Money talks in legislative election races

Editorial

By:
   With all 120 seats in the New Jersey Legislature at stake in the November election, and an unusually large number of hotly contested primary races coming up in June, it’s no surprise that Assembly and Senate candidates are taking in campaign contributions at a record pace.
   According to Election Law Enforcement Commission reports, legislative candidates have already raised $19.6 million for the 2003 election — about $3.6 million more than had been raised at this point in 2001. And they have already spent about $9.1 million this year, far surpassing the amount spent last spring.
   Normally, a mid-term legislative election in New Jersey is about as exciting as a paint-drying contest. Because New Jersey elects state officeholders in years that aren’t divisible by anything, voter turnout is usually abysmal. There’s no presidential race, no U.S. Senate race, no congressional race, no gubernatorial race. The top of the ticket is the state Senate, which isn’t apt to draw a whole lot of electoral enthusiasm in a state where about 90 percent of survey respondents can’t name their state senator (and even fewer can name one, let alone both, of their representatives in the Assembly).
   Still, to the candidates for legislative office — and the special-interest groups that pay close attention to what they have done (or promise they will do) in Trenton — this is a high-stakes election. With neither party holding control of the Senate (it has been evenly divided the past two years between 20 Democrats and 20 Republicans), every seat counts this year. And in the Assembly, where Democrats hold a slim 42-37 margin, with one seat occupied by an independent, a shift of three seats could swing control to the Republicans — not an unlikely outcome midway through the first term of an unpopular Democratic governor.
   So the money is flowing — but not necessarily where one might expect it to flow. Interestingly, the candidates who have raised the most money so far are, for the most part, veteran lawmakers from safe districts.
   Topping the list is Atlantic County Republican Bill Gormley, who won re-election to the Senate in 1991 with 85 percent of the vote and has so far accumulated $605,365 for this year’s "race" (we use the term loosely). Others in the top five are Camden Democrat Wayne Bryant ($348,239), Mercer Democrat Shirley Turner ($341,225) and Middlesex Democrat Bob Smith ($318,206), all of whom won their races two years ago by better than 2-to-1 margins. Among the top five money-raisers, only freshman Sen. Stephen Sweeney, a Gloucester Democrat who unseated longtime Democrat-turned-Republican Ray Zane in a tight race two years ago, represents a district that could truly be called competitive.
   Sen. Gormley, who crossed party lines to support then-Gov. Jim Florio’s assault-weapons ban in 1990, only to be targeted by the National Rifle Association and very nearly lose a primary a year later, admits he has amassed bulging campaign war chests ever since in order to discourage any serious challenge in the future. Representing a district that is home to 12 casinos and their 47,000 or so employees can be especially helpful, of course, when it comes to this kind of fund-raising, but we actually find the source of these campaign funds far less troubling than Sen.
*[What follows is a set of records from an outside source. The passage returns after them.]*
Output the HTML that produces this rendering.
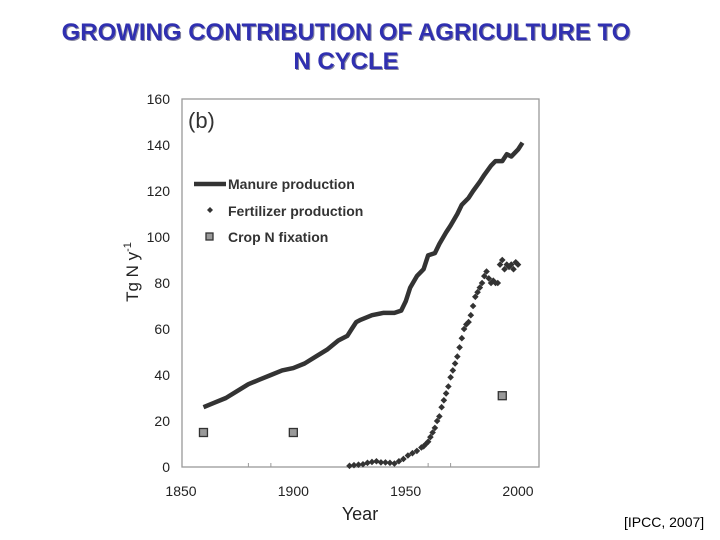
<!DOCTYPE html>
<html><head><meta charset="utf-8"><style>
body{margin:0;background:#fff;width:720px;height:540px;overflow:hidden;font-family:"Liberation Sans",sans-serif}
#title{position:absolute;left:0;width:692px;top:18px;text-align:center;font-weight:bold;font-size:24px;line-height:29px;color:#3030b0;text-shadow:1px 1px 0 #8888a0;white-space:nowrap}
#cite{position:absolute;left:624px;top:514px;font-size:14px;color:#000}
</style></head><body>
<div id="title">GROWING CONTRIBUTION OF AGRICULTURE TO<br>N CYCLE</div>
<svg id="chart" width="720" height="540" style="position:absolute;left:0;top:0"></svg>
<div id="cite">[IPCC, 2007]</div>
<script>
const xTicks=[1850,1900,1950,2000];
const yTicks=[0,20,40,60,80,100,120,140,160];
const manureYears=[1860,1865,1870,1875,1880,1885,1890,1895,1900,1905,1910,1915,1920,1924,1926,1928,1930,1935,1940,1945,1948,1950,1952,1955,1958,1960,1963,1965,1968,1970,1973,1975,1978,1980,1983,1985,1988,1990,1993,1995,1997,2000,2002];
const manureVals=[26,28,30,33,36,38,40,42,43,45,48,51,55,57,60,63,64,66,67,67,68,72,78,83,86,92,93,97,102,105,110,114,117,120,124,127,131,133,133,136,135,138,141];
const fertYears=[1925,1927,1929,1931,1933,1935,1937,1939,1941,1943,1945,1947,1949,1951,1953,1955,1957,1958,1959,1960,1961,1962,1963,1964,1965,1966,1967,1968,1969,1970,1971,1972,1973,1974,1975,1976,1977,1978,1979,1980,1981,1982,1983,1984,1985,1986,1987,1988,1989,1990,1991,1992,1993,1994,1995,1996,1997,1998,1999,2000];
const fertVals=[0.5,0.8,1,1.2,1.8,2.2,2.5,2,2,1.8,1.5,2.5,3.5,5,6,7,8.5,9,10,11,13,15,17,20,22,26,29,32,35,39,42,45,48,52,56,60,62,63,66,70,74,76,78,80,83,85,82,80,81,80,80,88,90,86,88,87,88,86,89,88];
const fixYears=[1860,1900,1993];
const fixVals=[15,15,31];

const svg=document.getElementById('chart');
const NS='http://www.w3.org/2000/svg';
const X0=182,X1=539,Y0=467,Y1=99;
const x=yr=>181+(yr-1850)*(518-181)/150;
const y=v=>467-v*(467-99)/160;
function mk(t,a,txt){const e=document.createElementNS(NS,t);for(const k in a)e.setAttribute(k,a[k]);if(txt!==undefined)e.textContent=txt;svg.appendChild(e);return e;}
let e=mk('rect',{x:X0,y:Y1,width:X1-X0,height:Y0-Y1,fill:'#fff',stroke:'#999','stroke-width':1.3});


xTicks.forEach(t=>{
  let l=mk('text',{x:x(t),y:496,'text-anchor':'middle','font-size':14,fill:'#222'},String(t));
  
  
});
[1880,1890,1960,1970].forEach(t=>{mk('line',{x1:x(t),x2:x(t),y1:Y0,y2:Y0-4,stroke:'#999'});});
yTicks.forEach(t=>{
  let l=mk('text',{x:170,y:y(t)+5,'text-anchor':'end','font-size':14,fill:'#222'},String(t));
  
  
});
e=mk('text',{x:360,y:520,'text-anchor':'middle','font-size':18,fill:'#222'},'Year');


e=mk('text',{transform:'translate(138,272) rotate(-90)','text-anchor':'middle','font-size':17,fill:'#222'});
e.innerHTML='Tg N  y<tspan dy="-7" font-size="11">-1</tspan>';


e=mk('text',{x:188,y:128,'font-size':22,fill:'#333'},'(b)');


let d=manureYears.map((yr,i)=>(i?'L':'M')+x(yr).toFixed(1)+' '+y(manureVals[i]).toFixed(1)).join(' ');
e=mk('path',{d:d,fill:'none',stroke:'#333','stroke-width':4.5,'stroke-linejoin':'round'});


fertYears.forEach((yr,i)=>{
  const cx=x(yr),cy=y(fertVals[i]);
  let p=mk('path',{d:`M${cx} ${cy-3.3}L${cx+3.3} ${cy}L${cx} ${cy+3.3}L${cx-3.3} ${cy}Z`,fill:'#333'});
  
  
});
fixYears.forEach((yr,i)=>{
  let r=mk('rect',{x:x(yr)-4,y:y(fixVals[i])-4,width:8,height:8,fill:'#999',stroke:'#333','stroke-width':1.3});
  
  
});
e=mk('line',{x1:194,x2:226,y1:184,y2:184,stroke:'#333','stroke-width':4.5});


e=mk('path',{d:'M210 207L213 210L210 213L207 210Z',fill:'#333'});


e=mk('rect',{x:206,y:233,width:7,height:7,fill:'#999',stroke:'#333','stroke-width':1.3});


[['Manure production',189],['Fertilizer production',216],['Crop N fixation',242]].forEach(([t,yy])=>{
  let l=mk('text',{x:228,y:yy,'font-size':14,'font-weight':'bold',fill:'#333'},t);
  
  
});
</script>
</body></html>
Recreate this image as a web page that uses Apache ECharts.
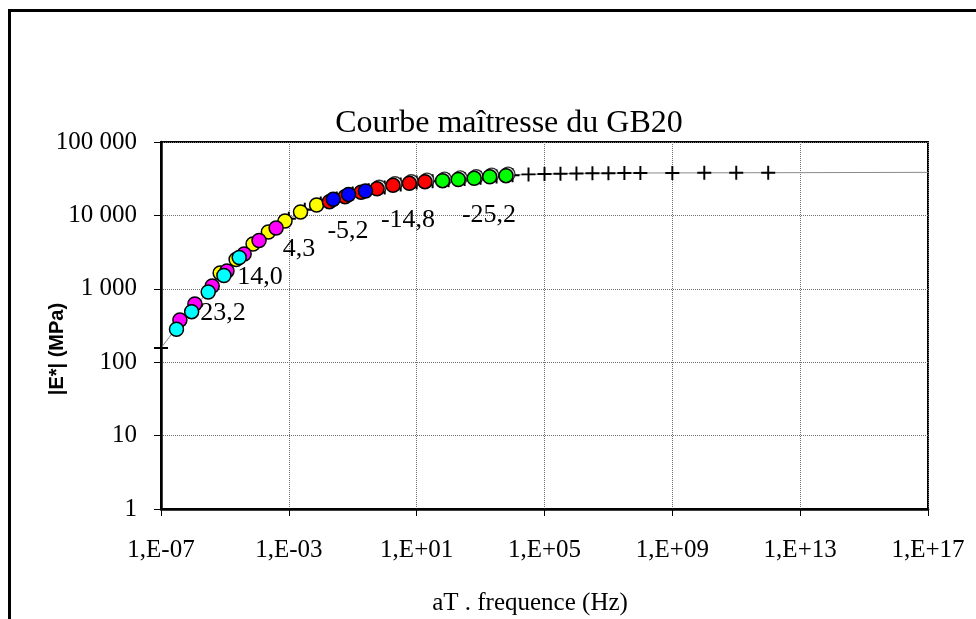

Gormley’s justification for accumulating it. It isn’t that he needs the money, any more than Sens. Bryant, Turner or Smith need it, to be re-elected; its purpose, quite simply, is to remove even the remotest threat of opposition through intimidation.
   We may like to think American politics has come a long way from the days of Boss Tweed and Tammany Hall, when the outcome of elections was ordained by obedient ward heelers and their burly thugs. But for all the reforms we’ve seen enacted to clean up the political process, it turns out very little has really changed. Elections used to be bought in smoke-filled rooms. Now, they’re bought in public.